* Begin Data excerpt *

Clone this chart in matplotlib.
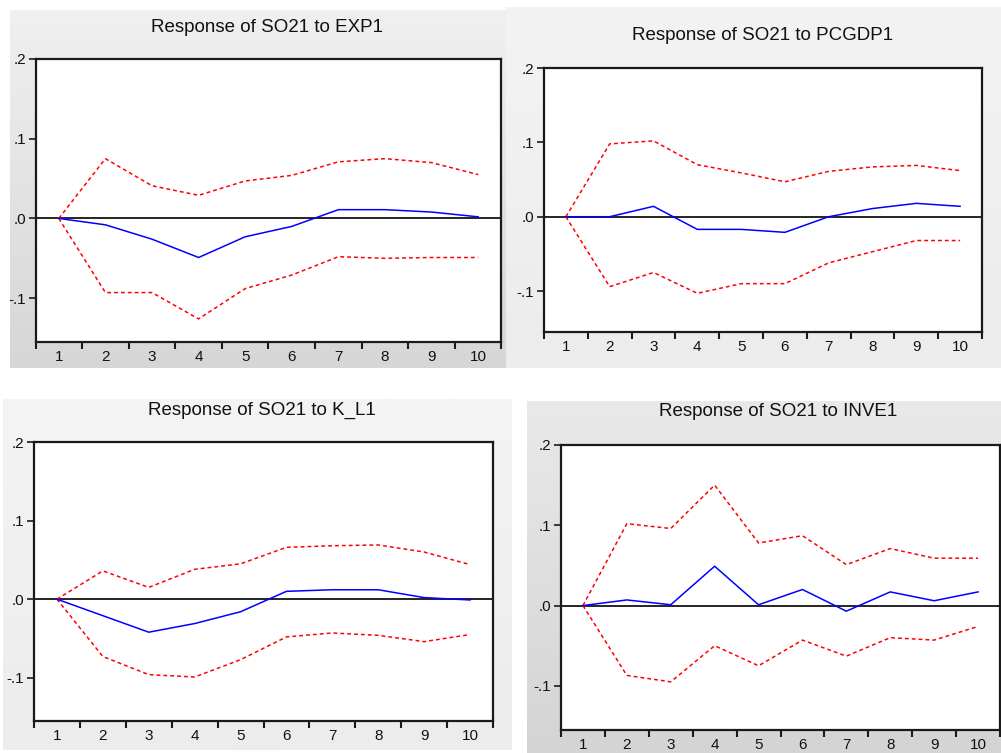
import numpy as np
import matplotlib
matplotlib.use('Agg')
import matplotlib.pyplot as plt
from matplotlib.colors import LinearSegmentedColormap
from matplotlib.patches import Rectangle

plt.rcParams['font.family'] = ['Liberation Sans', 'DejaVu Sans']

# periods 1..10
periods = [1, 2, 3, 4, 5, 6, 7, 8, 9, 10]

# response of SO21 to EXP1
exp_resp = [0.0, -0.008, -0.026, -0.049, -0.023, -0.010, 0.011, 0.011, 0.008, 0.002]
exp_upper = [0.0, 0.075, 0.041, 0.029, 0.047, 0.054, 0.071, 0.075, 0.070, 0.055]
exp_lower = [0.0, -0.093, -0.093, -0.126, -0.088, -0.071, -0.048, -0.050, -0.049, -0.049]

# response of SO21 to PCGDP1
gdp_resp = [0.0, 0.0, 0.014, -0.017, -0.017, -0.021, 0.0, 0.011, 0.018, 0.014]
gdp_upper = [0.0, 0.098, 0.102, 0.070, 0.059, 0.047, 0.061, 0.067, 0.069, 0.062]
gdp_lower = [0.0, -0.094, -0.075, -0.103, -0.090, -0.090, -0.062, -0.047, -0.032, -0.032]

# response of SO21 to K_L1
kl_resp = [0.0, -0.021, -0.042, -0.031, -0.016, 0.010, 0.012, 0.012, 0.002, -0.001]
kl_upper = [0.0, 0.036, 0.015, 0.038, 0.045, 0.066, 0.068, 0.069, 0.060, 0.044]
kl_lower = [0.0, -0.073, -0.096, -0.099, -0.077, -0.048, -0.043, -0.046, -0.054, -0.045]

# response of SO21 to INVE1
inv_resp = [0.0, 0.007, 0.001, 0.049, 0.001, 0.020, -0.007, 0.017, 0.006, 0.017]
inv_upper = [0.0, 0.102, 0.096, 0.150, 0.078, 0.087, 0.051, 0.071, 0.059, 0.059]
inv_lower = [0.0, -0.087, -0.095, -0.050, -0.075, -0.043, -0.063, -0.040, -0.043, -0.026]

titles = ['Response of SO21 to EXP1', 'Response of SO21 to PCGDP1',
          'Response of SO21 to K_L1', 'Response of SO21 to INVE1']
ytick_vals = [0.2, 0.1, 0.0, -0.1]
ytick_labels = ['.2', '.1', '.0', '-.1']

W, H = 1001, 753
fig = plt.figure(figsize=(W / 100, H / 100), dpi=100)


def px_box(l, t, r, b):
    return [l / W, 1 - b / H, (r - l) / W, (b - t) / H]


# layout of the 4 screenshots (pixels): plot box, grey background box, gradient colours, title centre
panels = [
    (titles[0], exp_resp, exp_upper, exp_lower, (35.5, 59, 501.5, 342), (10, 10, 506, 368), ('#f0f0f0', '#d6d6d6'), (267, 27)),
    (titles[1], gdp_resp, gdp_upper, gdp_lower, (544, 68, 982, 332), (506, 7, 1001, 368), ('#f3f3f3', '#ececec'), (763, 36)),
    (titles[2], kl_resp, kl_upper, kl_lower, (34, 442, 493, 721), (3, 399, 512, 750), ('#f4f4f4', '#ececec'), (262, 410)),
    (titles[3], inv_resp, inv_upper, inv_lower, (561, 445, 1000, 730), (527, 401, 1001, 753), ('#e9e9e9', '#d4d4d4'), (778, 412)),
]

grad = np.linspace(0, 1, 256).reshape(-1, 1)

for title, resp, upper, lower, pbox, bbox, colors, tpos in panels:
    # grey window background
    bg = fig.add_axes(px_box(*bbox), zorder=-1)
    cmap = LinearSegmentedColormap.from_list('bg', list(colors))
    bg.imshow(grad, aspect='auto', cmap=cmap, extent=[0, 1, 0, 1])
    bg.set_axis_off()

    ax = fig.add_axes(px_box(*pbox))
    ax.set_facecolor('white')
    ax.axhline(0, color='black', lw=1.2, zorder=2)
    ax.plot(periods, upper, color='red', lw=1.1, linestyle=(0, (2.5, 2)), zorder=3)
    ax.plot(periods, lower, color='red', lw=1.1, linestyle=(0, (2.5, 2)), zorder=3)
    ax.plot(periods, resp, color='blue', lw=1.1, zorder=4)

    ax.set_xlim(0.5, 10.5)
    ax.set_ylim(-0.155, 0.2)

    ax.set_xticks([p - 0.5 for p in periods] + [10.5])
    ax.set_xticklabels([])
    ax.set_xticks(periods, minor=True)
    ax.set_xticklabels([str(p) for p in periods], minor=True)
    ax.tick_params(axis='x', which='major', direction='out', length=5, width=1.5, color='#1a1a1a')
    ax.tick_params(axis='x', which='minor', length=0, pad=6, labelsize=11, labelcolor='#111111')

    ax.set_yticks(ytick_vals)
    ax.set_yticklabels(ytick_labels)
    ax.tick_params(axis='y', direction='out', length=5, width=1.2, pad=2, labelsize=11,
                   color='#1a1a1a', labelcolor='#111111')

    for s in ax.spines.values():
        s.set_linewidth(1.6)
        s.set_color('#1a1a1a')

    fig.text(tpos[0] / W, 1 - tpos[1] / H, title, ha='center', va='center', fontsize=13.5, color='#111111')

# the top-left screenshot is cropped at its left edge (cuts the minus sign off)
fig.add_artist(Rectangle((0, 1 - 370 / H), 10 / W, 370 / H, transform=fig.transFigure,
                         facecolor='white', edgecolor='none', zorder=10))

fig.savefig('out.png', dpi=100, facecolor='white')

* End Data excerpt *

_What the exercise asks_.
Could the lines from the top of the material through the line with "periods = [1, 2, 3, 4, 5, 6, 7, 8, 9, 10]" be repeated exactly, pictures left out?

_Task solution_.
Clone this chart in matplotlib.
import numpy as np
import matplotlib
matplotlib.use('Agg')
import matplotlib.pyplot as plt
from matplotlib.colors import LinearSegmentedColormap
from matplotlib.patches import Rectangle

plt.rcParams['font.family'] = ['Liberation Sans', 'DejaVu Sans']

# periods 1..10
periods = [1, 2, 3, 4, 5, 6, 7, 8, 9, 10]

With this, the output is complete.